Today, New York Governor Cuomo joined the Bridgegate-bruised New Jersey governor with a veto, preferring to embrace recommendations submitted by the Bi-State Special Panel on the Future of the Port Authority.
“Both Governors embrace the spirit and intent of the extensive reforms contained in the omnibus pending legislation, Senate Bill No. 2181 in New Jersey and A3944C/ S7721 in New York,” read a statement from the governors’ offices, “however, to more fully execute on reform in every area of Port Authority operations, management, and transparency, they are asking their respective Legislatures to review the extensive analysis and insights contained in the Special Panel’s report to guide the crafting of broader and more comprehensive reform legislation.
“Therefore, while neither Governor is approving the legislation as passed, they are urging their respective Legislatures and the Port Authority to work with them to implement the broad reforms package recommended by the Special Panel, recommendations which will mark a new beginning and form a basis for meaningful reform for decades to follow.”
Weinberg and Assemblyman John Wisniewski (D-19) didn’t buy the Christie-Cuomo rejection of the bills.
“I am gravely disappointed that our governor passed up another opportunity to reform the Port Authority, and that Governor Cuomo did not see the value of enacting these very basic reforms,” said the senate majority leader, co-chair of the Select Committee examining the George Washington Bridge scandal that snarled the Christie administration.
“These are changes we advocated long before the George Washington Bridge lane closures,” Weinberg said. “We’ve now seen a breakdown at the agency become a national scandal, top level staffers within state government and the Port Authority resign, and a federal investigation is under way. It is indisputable that the agency needs an overhaul, and comprehensive transparency and accountability standards enshrined in state law. These bills should have served as the foundation for our long-term reform effort.

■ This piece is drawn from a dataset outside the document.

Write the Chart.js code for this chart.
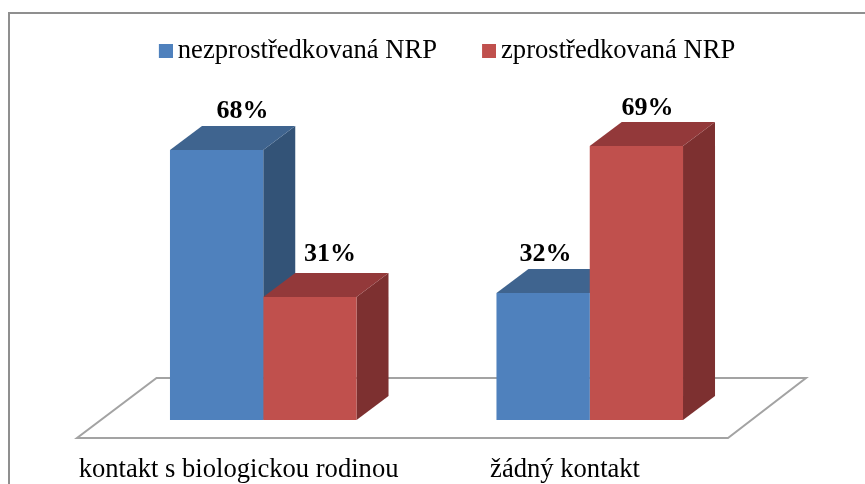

“The public and legislators in each state have demanded these changes,” she added. “The New York and New Jersey Legislatures approved the bills unanimously. It is well past time to reform this agency. Delaying this effort any further means the Port Authority will remain vulnerable to the kind of dysfunction and abuse of power that shut down lanes on the worlds busiest bridge and endangered residents for four days last year. It also means the agency can continue to operate as if it is above the law. This inaction is disappointing. Frankly, it raises serious questions about the support for any meaningful and lasting changes at the bi-state agency by those at the highest level of state government who are in the position to make it happen.”
Wisniewski offered his own statement in response to the veto.
“It’s stunning that the governors wouldn’t sign even thee basic reforms that were in these bills. It’s difficult to comprehend how these bills were not signed, considering the problems we’ve seen and uncovered at the Port Authority over the past year,” said the SCI co-chair. “The Port Authority needs top-to-bottom reform. If these governors won’t even take the first step toward reform, then I fear for the commuters of New York and New Jersey already suffering under their lack of leadership.”